Did you print it solid? or with an infill? Where did it break?
I don't think so, they are on/off valves controlled by the applied voltage, however I think they work by heating wax which melts and the expansion/contraction is used to drive the valve. This means they are very slow (3 minutes in the spec) so they are not ideal if you are looking for good control. It does not rule them out but means you cannot do just a short pulse of heat to keep a radiator just warm.
The documentation on amazon shows that it pushes in a piston and states that it is for thermostatic valve. mine needs to turn, plus mine has a weird mounting point.
@bakman2, would a heavy duty servo work?, it would give you finer control too.
That means that it is for a valve that is compatible with a thermostatic valve head. You are right that it doesn't do what you want as you need a rotary drive.
One of the issues is that you need a spring somewhere in the system so that the drive can 'overdrive' it closed and the spring will absorb the excess travel.
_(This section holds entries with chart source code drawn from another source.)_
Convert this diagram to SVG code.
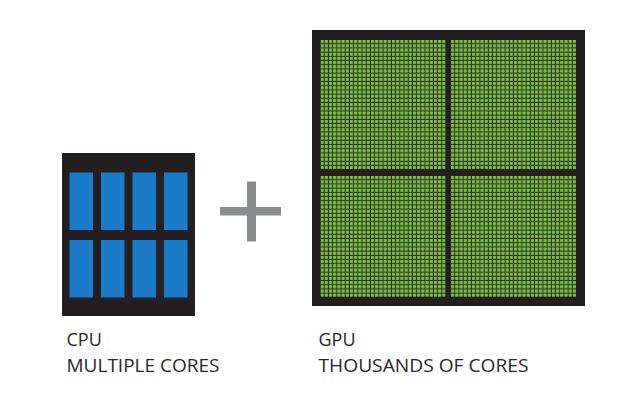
<svg xmlns="http://www.w3.org/2000/svg" width="625" height="400" viewBox="0 0 625 400">
  <style>
    .chip { fill: #231f20; }
    .core { fill: #1a7bc9; }
    .plus { fill: #8a8b8d; }
    .label { font-family: "Open Sans", "DejaVu Sans", sans-serif; font-size: 18px; fill: #2a2627; }
  </style>
  <defs>
    <pattern id="gcell" patternUnits="userSpaceOnUse" width="4.2" height="4.2">
      <rect x="0" y="0" width="4.2" height="4.2" fill="#2a2a30"/>
      <rect x="0" y="0" width="3.2" height="3.2" fill="#76c236"/>
    </pattern>
  </defs>
  <rect width="625" height="400" fill="#ffffff"/>

  <g id="cpu">
    <rect class="chip" x="62" y="153" width="133" height="163"/>
    <rect class="core" x="69.5" y="172.5" width="23.5" height="57.5"/>
    <rect class="core" x="101" y="172.5" width="23.5" height="57.5"/>
    <rect class="core" x="132.5" y="172.5" width="23.5" height="57.5"/>
    <rect class="core" x="164" y="172.5" width="23.5" height="57.5"/>
    <rect class="core" x="69.5" y="240" width="23.5" height="57.5"/>
    <rect class="core" x="101" y="240" width="23.5" height="57.5"/>
    <rect class="core" x="132.5" y="240" width="23.5" height="57.5"/>
    <rect class="core" x="164" y="240" width="23.5" height="57.5"/>
    <text class="label" x="66.5" y="346">CPU</text>
    <text class="label" x="66.5" y="372" textLength="153" lengthAdjust="spacingAndGlyphs">MULTIPLE CORES</text>
  </g>

  <g id="plus">
    <rect class="plus" x="220" y="207" width="61" height="8.5"/>
    <rect class="plus" x="247" y="181.5" width="9" height="60"/>
  </g>

  <g id="gpu">
    <rect class="chip" x="312" y="30" width="273" height="276"/>
    <g transform="translate(320.5,40)"><rect x="0" y="0" width="125" height="129.2" fill="url(#gcell)"/></g>
    <g transform="translate(451,40)"><rect x="0" y="0" width="125" height="129.2" fill="url(#gcell)"/></g>
    <g transform="translate(320.5,176)"><rect x="0" y="0" width="125" height="120.8" fill="url(#gcell)"/></g>
    <g transform="translate(451,176)"><rect x="0" y="0" width="125" height="120.8" fill="url(#gcell)"/></g>
    <text class="label" x="318.5" y="346">GPU</text>
    <text class="label" x="318.5" y="372" textLength="210" lengthAdjust="spacingAndGlyphs">THOUSANDS OF CORES</text>
  </g>
</svg>
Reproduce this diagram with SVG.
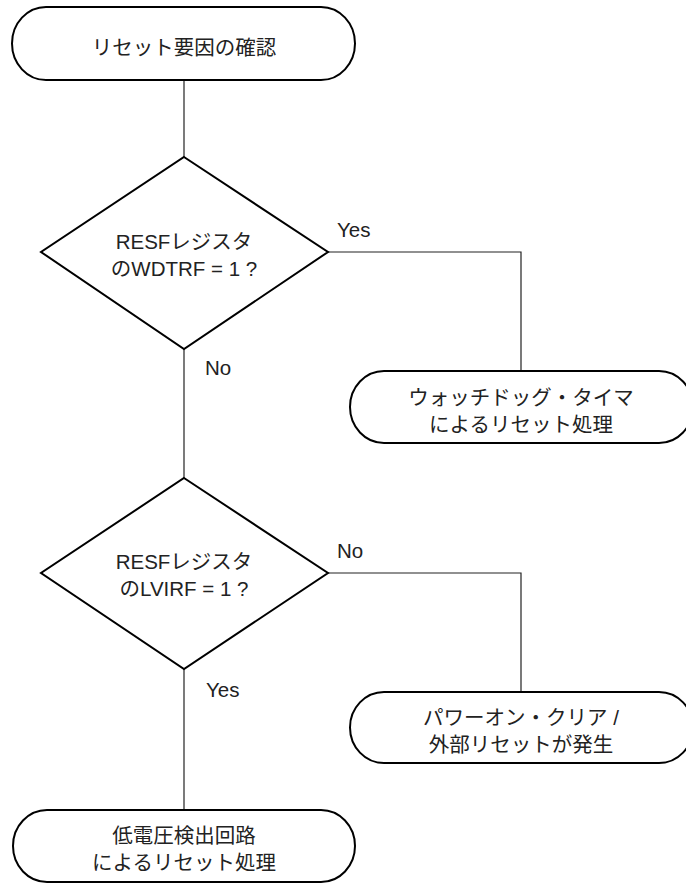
<svg xmlns="http://www.w3.org/2000/svg" width="686" height="884" viewBox="0 0 686 884">
<style>
.term{fill:#fff;stroke:#000;stroke-width:2}
.dec{fill:#fff;stroke:#000;stroke-width:2}
.conn{fill:none;stroke:#222;stroke-width:1.2}
text{font-family:"Liberation Sans","Noto Sans CJK JP",sans-serif;font-size:20.5px;fill:#222}
.c{text-anchor:middle}
</style>
<rect width="686" height="884" fill="#fff"/>
<g id="connectors">
<path class="conn" d="M184 80V157"/>
<path class="conn" d="M184 349V478"/>
<path class="conn" d="M328 252H521V371"/>
<path class="conn" d="M328 573H521V692"/>
<path class="conn" d="M184 669V810"/>
<text x="337" y="237">Yes</text>
<text x="205" y="375">No</text>
<text x="337" y="558">No</text>
<text x="206" y="697">Yes</text>
</g>
<g id="start">
<rect class="term" x="12" y="7" width="343" height="73" rx="34" ry="36.5"/>
<text class="c" x="184" y="55">リセット要因の確認</text>
</g>
<g id="dec1">
<polygon class="dec" points="184,157 328,252 184,349 41,252"/>
<text class="c" x="184" y="249">RESFレジスタ</text>
<text class="c" x="184" y="276">のWDTRF = 1 ?</text>
</g>
<g id="wdt">
<rect class="term" x="350" y="371" width="343" height="72" rx="34" ry="36"/>
<text class="c" x="521" y="405">ウォッチドッグ・タイマ</text>
<text class="c" x="521" y="432">によるリセット処理</text>
</g>
<g id="dec2">
<polygon class="dec" points="184,478 328,573 184,669 41,573"/>
<text class="c" x="184" y="569">RESFレジスタ</text>
<text class="c" x="184" y="596">のLVIRF = 1 ?</text>
</g>
<g id="poc">
<rect class="term" x="350" y="692" width="343" height="71" rx="34" ry="35.5"/>
<text class="c" x="521" y="725">パワーオン・クリア /</text>
<text class="c" x="521" y="752">外部リセットが発生</text>
</g>
<g id="lvi">
<rect class="term" x="13" y="810" width="342" height="72" rx="34" ry="36"/>
<text class="c" x="184" y="843">低電圧検出回路</text>
<text class="c" x="184" y="870">によるリセット処理</text>
</g>
</svg>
Good point Colin. Now if every house had a supply of compressed air it would be much easier
Though actually, having said that, some of the commercial products use a low power geared stepper motor that is just driven till it stalls and is left stalled while the valve is open, then has a spring which unwinds it when the power is switched off and closes the valve. These ones, for example, work like that. They need a valve that opens/closes in 90 degrees or thereabouts.
Ah yes, have one in the airing cupboard controlling the diverter valve.
That is exactly how my valve now works.
@zenofmud yes 100% infill, problem is that the moint point also gets very hot so every time it opens/closes, more wiggleroom gets added. Metal will be the only solution.
Maybe a metal inlay into the printed piece??
No chance of adapting a standard spanner / Wrench?
Yes i have to find one that fits nicely in the right angle.